DATA IN THIS EXERCISE -

•••••

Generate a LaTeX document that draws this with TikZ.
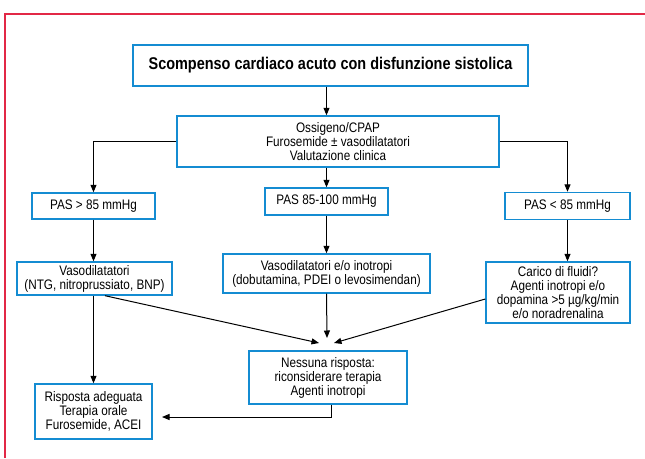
\documentclass[tikz,border=0pt]{standalone}
\usepackage{fontspec}
\setmainfont{Liberation Sans}[FakeStretch=0.85]
\usetikzlibrary{arrows.meta,calc}
\definecolor{boxblue}{RGB}{20,140,210}
\definecolor{framered}{RGB}{226,40,70}
\begin{document}
\begin{tikzpicture}[x=1pt,y=-1pt,
  box/.style={draw=boxblue,line width=1.4pt,fill=white,align=center,inner sep=0pt,
    font=\fontsize{13.8}{14}\selectfont},
  link/.style={line width=1pt,-{Triangle[length=7.5pt,width=6pt]}}]
  % page and outer frame
  \useasboundingbox (0,0) rectangle (645,458);
  \fill[white] (0,0) rectangle (645,458);
  \draw[framered,line width=1.3pt] (5,458) -- (5,14) -- (645,14);

  % boxes
  \node[box,minimum width=395pt,minimum height=41pt,font=\fontsize{17}{19}\selectfont\bfseries]
    (title) at (330.5,65.5) {Scompenso cardiaco acuto con disfunzione sistolica};
  \node[box,minimum width=322pt,minimum height=51pt] (oss) at (338,141.5)
    {Ossigeno/CPAP\\Furosemide ± vasodilatatori\\Valutazione clinica};
  \node[box,minimum width=123pt,minimum height=26pt] (pasL) at (93.5,206) {PAS > 85 mmHg};
  \node[box,minimum width=123pt,minimum height=27pt] (pasM) at (326.5,201.5) {PAS 85-100 mmHg};
  \node[box,minimum width=125pt,minimum height=27pt] (pasR) at (567.5,206) {PAS < 85 mmHg};
  \node[box,minimum width=155pt,minimum height=33pt] (vasL) at (94.5,278.5)
    {Vasodilatatori\\(NTG, nitroprussiato, BNP)};
  \node[box,minimum width=207pt,minimum height=39pt] (vasM) at (326.5,273.5)
    {Vasodilatatori e/o inotropi\\(dobutamina, PDEI o levosimendan)};
  \node[box,minimum width=144pt,minimum height=61pt] (car) at (558,292.5)
    {Carico di fluidi?\\Agenti inotropi e/o\\dopamina >5 µg/kg/min\\e/o noradrenalina};
  \node[box,minimum width=158pt,minimum height=53pt] (ness) at (328,377.5)
    {Nessuna risposta:\\riconsiderare terapia\\Agenti inotropi};
  \node[box,minimum width=117pt,minimum height=55pt] (risp) at (93.5,411.5)
    {Risposta adeguata\\Terapia orale\\Furosemide, ACEI};

  % free ends of connectors
  \coordinate (tipM) at (327,338);
  \coordinate (tipL) at (319,343);
  \coordinate (tipR) at (334,343);
  \coordinate (rispIn) at (162,417);

  % connectors
  \draw[link] (title.south -| pasM.north) -- (oss.north -| pasM.north);
  \draw[link] (oss.west) -| (pasL.north);
  \draw[link] (oss.east) -| (pasR.north);
  \draw[link] (oss.south -| pasM.north) -- (pasM.north);
  \draw[link] (pasL.south) -- (vasL.north -| pasL.south);
  \draw[link] (pasM.south) -- (vasM.north);
  \draw[link] (pasR.south) -- (car.north -| pasR.south);
  \draw[link] (vasM.south) -- (tipM);
  \draw[link] ([xshift=10.5pt]vasL.south) -- (tipL);
  \draw[link] ([yshift=-6.5pt]car.west) -- (tipR);
  \draw[link] (vasL.south -| pasL.south) -- (risp.north -| pasL.south);
  \draw[link] ([xshift=3pt]ness.south) |- (rispIn);
\end{tikzpicture}
\end{document}
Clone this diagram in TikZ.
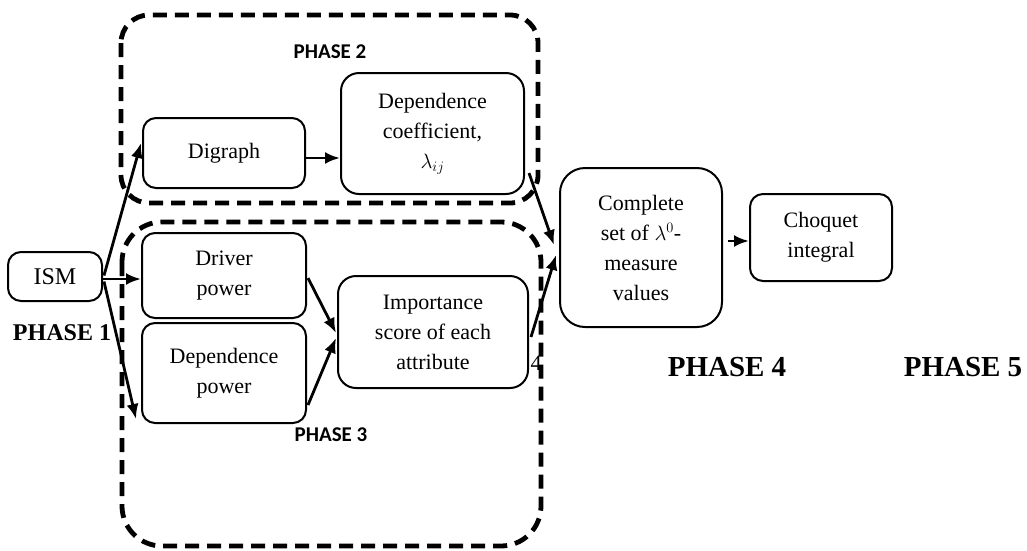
\documentclass[tikz,border=0pt]{standalone}
\usepackage{fontspec}
\setmainfont{Liberation Serif}
\newfontfamily\phasefont{Carlito}
\usetikzlibrary{arrows.meta,calc}
\begin{document}
\begin{tikzpicture}[x=1pt,y=-1pt,
  box/.style={draw, line width=2pt, rounded corners=13pt, align=center, inner sep=0pt,
    font=\fontsize{22}{30}\selectfont},
  conn/.style={line width=2.8pt, -{Latex[length=15pt,width=12pt]}},
  phasebox/.style={draw, line width=4.8pt, dash pattern=on 14pt off 8pt},
  sanslabel/.style={font=\phasefont\bfseries\fontsize{21}{24}\selectfont},
  seriflabel/.style={font=\bfseries\fontsize{29}{32}\selectfont}]
\useasboundingbox (0,0) rectangle (1027,550);
% phase frames
\draw[phasebox, rounded corners=28pt] (121,15) rectangle (538,203);
\draw[phasebox, rounded corners=40pt] (122,222) rectangle (541,546);
% nodes
\node[box, font=\fontsize{24}{30}\selectfont, minimum width=94pt, minimum height=49pt] (ism) at (55,276.5) {ISM};
\node[box, minimum width=162pt, minimum height=70pt] (digraph) at (224,153) {Digraph};
\node[box, rounded corners=18pt, minimum width=183pt, minimum height=121pt] (depcoef) at (432.5,133.5) {Dependence\\coefficient,\\$\lambda_{ij}$};
\node[box, minimum width=164pt, minimum height=85pt] (driver) at (224,275.5) {Driver\\power};
\node[box, minimum width=164pt, minimum height=100pt] (deppow) at (224,373) {Dependence\\power};
\node[box, rounded corners=18pt, minimum width=190pt, minimum height=112pt] (imp) at (433,332) {Importance\\score of each\\attribute};
\node[box, rounded corners=25pt, minimum width=162pt, minimum height=159pt] (complete) at (641,247.5) {Complete\\set of $\lambda^{0}$-\\measure\\values};
\node[box, minimum width=142pt, minimum height=87pt] (choquet) at (821,237.5) {Choquet\\integral};
% labels
\node[sanslabel] (p2) at (330,52) {PHASE 2};
\node[sanslabel] (p3) at (331,435) {PHASE 3};
\node[font=\bfseries\fontsize{24}{28}\selectfont] (p1) at (62,333) {PHASE 1};
\node[seriflabel] (p4) at (727,367) {PHASE 4};
\node[seriflabel] (p5) at (963,367) {PHASE 5};
\node[font=\fontsize{22}{24}\selectfont, inner sep=0pt] (four) at (536,363) {4};
% connectors
\draw[conn] ($(ism.east)+(1,-1)$) -- ($(digraph.west)+(-1,-10)$);
\draw[conn] ($(ism.east)+(0,2.5)$) -- ($(driver.west)+(0,3.5)$);
\draw[conn] ($(ism.east)+(1,5)$) -- ($(deppow.south west)+(-5,-5)$);
\draw[conn] ($(digraph.east)+(0,5)$) -- ($(depcoef.west)+(0,24.5)$);
\draw[conn] ($(depcoef.east)+(4,39.5)$) -- ($(complete.west)+(-5,-2.5)$);
\draw[conn] ($(driver.east)+(1,2.5)$) -- ($(imp.west)+(-1,1)$);
\draw[conn] ($(deppow.east)+(1,32)$) -- ($(imp.west)+(-1,6)$);
\draw[conn] ($(imp.east)+(2,5)$) -- ($(complete.west)+(-3,7.5)$);
\draw[conn] ($(complete.east)+(5,-6.5)$) -- ($(choquet.west)+(0,3.5)$);
\end{tikzpicture}
\end{document}
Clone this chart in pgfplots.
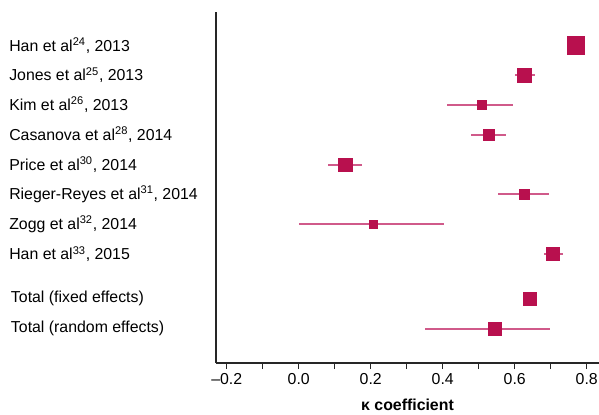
\documentclass[border=0pt]{standalone}
\usepackage{fontspec}
\setmainfont{Liberation Sans}
\usepackage{pgfplots}
\pgfplotsset{compat=1.18}
\usepackage{pgfplotstable}

\definecolor{sq}{RGB}{184,16,78}
\definecolor{ci}{RGB}{208,90,138}

% row position, kappa, lower CI, upper CI, half side of square (pt)
\pgfplotstableread{
y     k      lo     hi     s
0     0.770  0.760  0.780  6.6
-1    0.628  0.600  0.656  5.25
-2    0.510  0.413  0.594  3.4
-3    0.529  0.479  0.576  4.25
-4    0.130  0.081  0.177  4.9
-5    0.628  0.554  0.696  3.75
-6    0.209  0.000  0.403  3.0
-7    0.707  0.682  0.733  4.9
-8.5  0.643  0.640  0.646  4.9
-9.5  0.546  0.350  0.698  4.9
}\studies

\begin{document}
\begin{tikzpicture}
\useasboundingbox (-162pt,-38.25pt) rectangle (287.25pt,272.25pt);
\begin{axis}[
    scale only axis,
    width=287.25pt, height=263.25pt,
    xmin=-0.2297, xmax=0.834,
    ymin=-10.65, ymax=1.117,
    axis x line=bottom, axis y line=left,
    axis line style={-, black!85, line width=0.9pt},
    font=\fontsize{11.9}{14}\selectfont,
    xtick={-0.2,0,0.2,0.4,0.6,0.8},
    xticklabels={\textendash0.2,0.0,0.2,0.4,0.6,0.8},
    minor x tick num=1,
    tick align=outside,
    major tick length=4.5pt, minor tick length=4.5pt,
    x tick style={black!85, line width=0.8pt},
    ytick={-9.5,-8.5,-7,-6,-5,-4,-3,-2,-1,0},
    yticklabels={
        \hspace*{1.3pt}Total (random effects),
        \hspace*{1.3pt}Total (fixed effects),
        Han et al\textsuperscript{33}{,} 2015,
        Zogg et al\textsuperscript{32}{,} 2014,
        Rieger-Reyes et al\textsuperscript{31}{,} 2014,
        Price et al\textsuperscript{30}{,} 2014,
        Casanova et al\textsuperscript{28}{,} 2014,
        Kim et al\textsuperscript{26}{,} 2013,
        Jones et al\textsuperscript{25}{,} 2013,
        Han et al\textsuperscript{24}{,} 2013},
    y tick style={draw=none},
    yticklabel style={anchor=west, inner sep=0pt, xshift=-150.75pt},
    xlabel={\bfseries κ coefficient},
    xlabel style={yshift=-3.5pt},
    clip=false,
]
\addplot[only marks, mark=none,
    error bars/.cd, x dir=both, x explicit, error mark=none,
    error bar style={ci, line width=1.5pt}]
    table[x=k, y=y,
          x error plus expr=\thisrow{hi}-\thisrow{k},
          x error minus expr=\thisrow{k}-\thisrow{lo}] {\studies};
\addplot[only marks, mark=square*, scatter,
    mark options={line width=0pt},
    scatter/use mapped color={draw=sq, fill=sq},
    visualization depends on={\thisrow{s}\as\ms},
    scatter/@pre marker code/.append style={/tikz/mark size=\ms pt}]
    table[x=k, y=y] {\studies};
\end{axis}
\end{tikzpicture}
\end{document}
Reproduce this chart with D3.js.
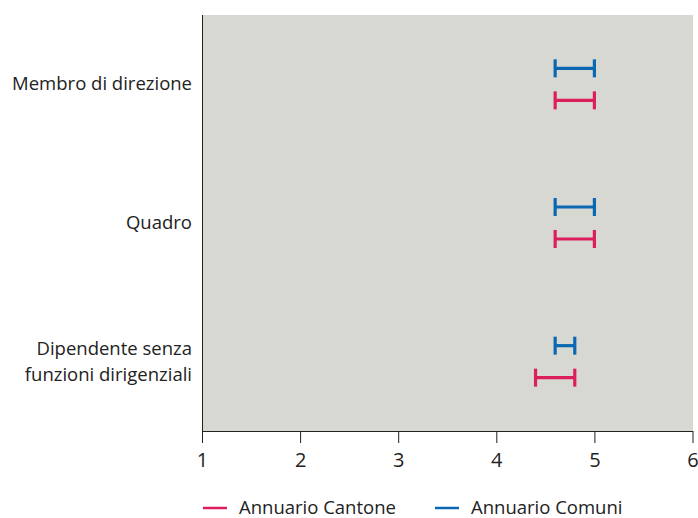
<!DOCTYPE html>
<html>
<head>
<meta charset="utf-8">
<script src="https://cdn.jsdelivr.net/npm/d3@7"></script>
<style>
  body { margin: 0; background: #fff; }
  svg text { font-family: "Open Sans", "Lato", sans-serif; fill: #222; }
</style>
</head>
<body>
<div id="chart"></div>
<script>
// data
const categories = ["Membro di direzione", "Quadro", "Dipendente senza\nfunzioni dirigenziali"];
const seriesNames = ["Annuario Comuni", "Annuario Cantone"];
const comuniLow = [4.6, 4.6, 4.6];
const comuniHigh = [5.0, 5.0, 4.8];
const cantoneLow = [4.6, 4.6, 4.4];
const cantoneHigh = [5.0, 5.0, 4.8];
const xTicks = [1, 2, 3, 4, 5, 6];

const colors = { "Annuario Comuni": "#0a68b3", "Annuario Cantone": "#dc1f5c" };

const width = 698, height = 518;
const margin = { top: 15, right: 5, bottom: 87, left: 202 };
const innerW = width - margin.left - margin.right;
const innerH = height - margin.top - margin.bottom;

const svg = d3.select("#chart").append("svg")
    .attr("width", width)
    .attr("height", height);

const g = svg.append("g")
    .attr("transform", `translate(${margin.left},${margin.top})`);

const x = d3.scaleLinear().domain([1, 6]).range([0, innerW - 0.5]);
const y = d3.scaleBand().domain(categories).range([0, innerH]);
const offset = d3.scalePoint().domain(seriesNames).range([-16, 16]);

// plot background
g.append("rect")
    .attr("width", innerW)
    .attr("height", innerH)
    .attr("fill", "#d8d8d3");

// left axis line
g.append("line")
    .attr("x1", 0.5).attr("x2", 0.5)
    .attr("y1", 0).attr("y2", innerH)
    .attr("stroke", "#222").attr("stroke-width", 1);

// x axis
const xAxis = g.append("g")
    .attr("transform", `translate(0,${innerH})`)
    .call(d3.axisBottom(x).tickValues(xTicks).tickFormat(d3.format("d"))
        .tickSize(12).tickSizeOuter(0).tickPadding(10));
xAxis.select(".domain").attr("stroke", "#222");
xAxis.selectAll(".tick line").attr("stroke", "#222");
xAxis.selectAll("text")
    .style("font-size", "20px")
    .style("font-family", "'Open Sans', Lato, sans-serif")
    .attr("fill", "#222");

// category labels
categories.forEach(c => {
    const lines = c.split("\n");
    const cy = y(c) + y.bandwidth() / 2;
    const t = g.append("text")
        .attr("x", -10)
        .attr("text-anchor", "end")
        .style("font-size", "18.5px");
    lines.forEach((ln, i) => {
        t.append("tspan")
            .attr("x", -10)
            .attr("y", cy + 6 + (i - (lines.length - 1) / 2) * 26)
            .text(ln);
    });
});

// error bars
const rows = [];
categories.forEach((c, i) => {
    rows.push({ cat: c, series: "Annuario Comuni", lo: comuniLow[i], hi: comuniHigh[i] });
    rows.push({ cat: c, series: "Annuario Cantone", lo: cantoneLow[i], hi: cantoneHigh[i] });
});

const bars = g.selectAll(".bar")
    .data(rows)
    .enter()
    .append("g")
    .attr("class", "bar")
    .attr("stroke", d => colors[d.series])
    .attr("stroke-width", 3.2);

bars.append("line")
    .attr("x1", d => x(d.lo)).attr("x2", d => x(d.hi))
    .attr("y1", d => y(d.cat) + y.bandwidth() / 2 + offset(d.series))
    .attr("y2", d => y(d.cat) + y.bandwidth() / 2 + offset(d.series));

bars.append("line")
    .attr("x1", d => x(d.lo)).attr("x2", d => x(d.lo))
    .attr("y1", d => y(d.cat) + y.bandwidth() / 2 + offset(d.series) - 9)
    .attr("y2", d => y(d.cat) + y.bandwidth() / 2 + offset(d.series) + 9);

bars.append("line")
    .attr("x1", d => x(d.hi)).attr("x2", d => x(d.hi))
    .attr("y1", d => y(d.cat) + y.bandwidth() / 2 + offset(d.series) - 9)
    .attr("y2", d => y(d.cat) + y.bandwidth() / 2 + offset(d.series) + 9);

// legend
const legendItems = [
    { name: "Annuario Cantone", x: 203 },
    { name: "Annuario Comuni", x: 435 }
];
const legend = svg.append("g").attr("transform", "translate(0,508)");
legendItems.forEach(it => {
    legend.append("line")
        .attr("x1", it.x).attr("x2", it.x + 24)
        .attr("y1", 0).attr("y2", 0)
        .attr("stroke", colors[it.name])
        .attr("stroke-width", 2.5);
    legend.append("text")
        .attr("x", it.x + 36)
        .attr("y", 6)
        .style("font-size", "18.5px")
        .text(it.name);
});
</script>
</body>
</html>
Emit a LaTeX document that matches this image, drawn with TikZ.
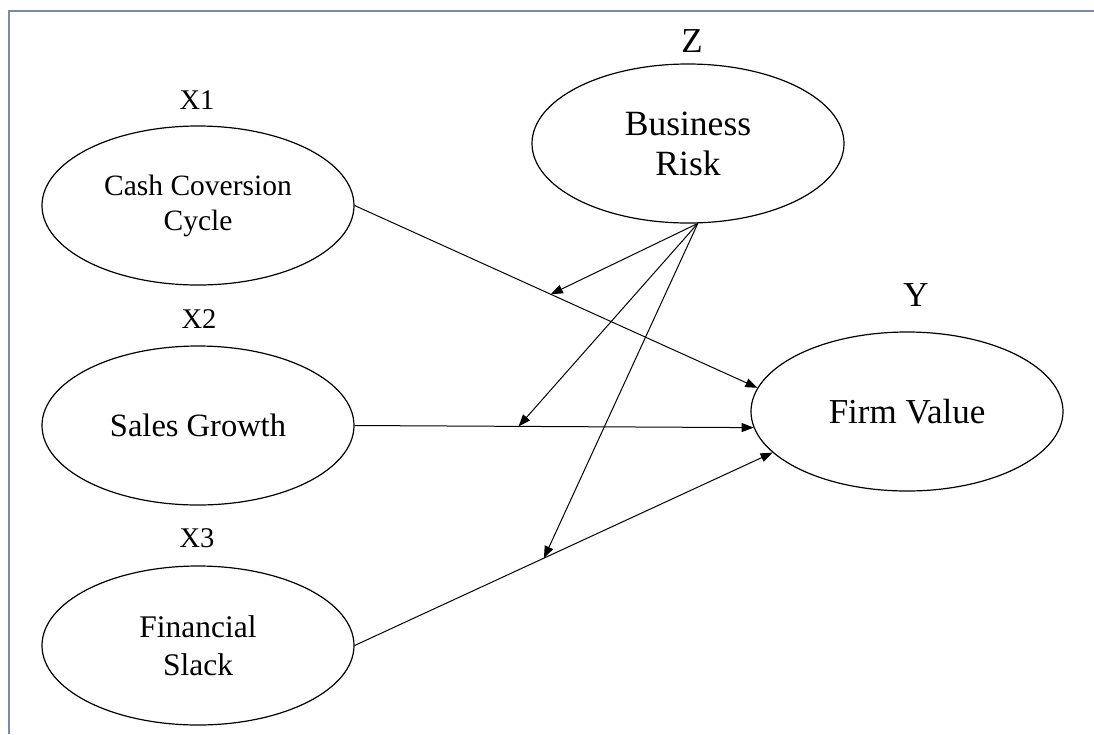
\documentclass[tikz,border=0pt]{standalone}
\usepackage{fontspec}
\setmainfont{Liberation Serif}
\usetikzlibrary{shapes.geometric,arrows.meta}
\definecolor{framecol}{RGB}{125,138,165}
\begin{document}
\begin{tikzpicture}[x=1pt,y=-1pt,
  latent/.style={draw, ellipse, line width=1.2pt, minimum width=312pt, minimum height=159pt, inner sep=0pt, align=center},
  lbl/.style={inner sep=0pt, font=\fontsize{28.5}{32}\selectfont},
  biglbl/.style={inner sep=0pt, font=\fontsize{35}{40}\selectfont},
  arr/.style={line width=1pt, -{Triangle[length=12pt,width=9pt]}}]
\useasboundingbox (0,0) rectangle (1094,734);
\fill[white] (0,0) rectangle (1094,734);
\draw[framecol, line width=2pt] (9,734) -- (9,11) -- (1094,11);

\node[latent, font=\fontsize{29.5}{35}\selectfont] (x1) at (198,205.5) {Cash Coversion\\Cycle};
\node[latent, font=\fontsize{32.5}{37}\selectfont] (x2) at (198,425.5) {Sales Growth};
\node[latent, font=\fontsize{31.5}{38}\selectfont] (x3) at (198,645.5) {Financial\\Slack};
\node[latent, font=\fontsize{35.5}{40}\selectfont] (bz) at (688,143.5) {Business\\Risk};
\node[latent, font=\fontsize{35}{40}\selectfont] (fv) at (907,411.5) {Firm Value};

\node[lbl] (lx1) at (197,100) {X1};
\node[lbl] (lx2) at (199,319) {X2};
\node[lbl] (lx3) at (197,538) {X3};
\node[biglbl] (lz) at (692,41) {Z};
\node[biglbl] (ly) at (916,295) {Y};

\draw[arr] (x1.east) -- coordinate[pos=0.487] (m1) (fv.171);
\draw[arr] (x2.east) -- coordinate[pos=0.411] (m2) (fv.186);
\draw[arr] (x3.east) -- coordinate[pos=0.453] (m3) (fv.197);

\draw[arr] (bz.-83) -- (m1);
\draw[arr] (bz.-83) -- (m2);
\draw[arr] (bz.-83) -- (m3);
\end{tikzpicture}
\end{document}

•••••

EXERCISE - The lines from the start of the data through the line that contains "(rispIn) at (162,417);" are to be returned exactly, please, with both ends included and every picture left out.

SOLUTION TO THIS TASK -
Generate a LaTeX document that draws this with TikZ.
\documentclass[tikz,border=0pt]{standalone}
\usepackage{fontspec}
\setmainfont{Liberation Sans}[FakeStretch=0.85]
\usetikzlibrary{arrows.meta,calc}
\definecolor{boxblue}{RGB}{20,140,210}
\definecolor{framered}{RGB}{226,40,70}
\begin{document}
\begin{tikzpicture}[x=1pt,y=-1pt,
  box/.style={draw=boxblue,line width=1.4pt,fill=white,align=center,inner sep=0pt,
    font=\fontsize{13.8}{14}\selectfont},
  link/.style={line width=1pt,-{Triangle[length=7.5pt,width=6pt]}}]
  % page and outer frame
  \useasboundingbox (0,0) rectangle (645,458);
  \fill[white] (0,0) rectangle (645,458);
  \draw[framered,line width=1.3pt] (5,458) -- (5,14) -- (645,14);

  % boxes
  \node[box,minimum width=395pt,minimum height=41pt,font=\fontsize{17}{19}\selectfont\bfseries]
    (title) at (330.5,65.5) {Scompenso cardiaco acuto con disfunzione sistolica};
  \node[box,minimum width=322pt,minimum height=51pt] (oss) at (338,141.5)
    {Ossigeno/CPAP\\Furosemide ± vasodilatatori\\Valutazione clinica};
  \node[box,minimum width=123pt,minimum height=26pt] (pasL) at (93.5,206) {PAS > 85 mmHg};
  \node[box,minimum width=123pt,minimum height=27pt] (pasM) at (326.5,201.5) {PAS 85-100 mmHg};
  \node[box,minimum width=125pt,minimum height=27pt] (pasR) at (567.5,206) {PAS < 85 mmHg};
  \node[box,minimum width=155pt,minimum height=33pt] (vasL) at (94.5,278.5)
    {Vasodilatatori\\(NTG, nitroprussiato, BNP)};
  \node[box,minimum width=207pt,minimum height=39pt] (vasM) at (326.5,273.5)
    {Vasodilatatori e/o inotropi\\(dobutamina, PDEI o levosimendan)};
  \node[box,minimum width=144pt,minimum height=61pt] (car) at (558,292.5)
    {Carico di fluidi?\\Agenti inotropi e/o\\dopamina >5 µg/kg/min\\e/o noradrenalina};
  \node[box,minimum width=158pt,minimum height=53pt] (ness) at (328,377.5)
    {Nessuna risposta:\\riconsiderare terapia\\Agenti inotropi};
  \node[box,minimum width=117pt,minimum height=55pt] (risp) at (93.5,411.5)
    {Risposta adeguata\\Terapia orale\\Furosemide, ACEI};

  % free ends of connectors
  \coordinate (tipM) at (327,338);
  \coordinate (tipL) at (319,343);
  \coordinate (tipR) at (334,343);
  \coordinate (rispIn) at (162,417);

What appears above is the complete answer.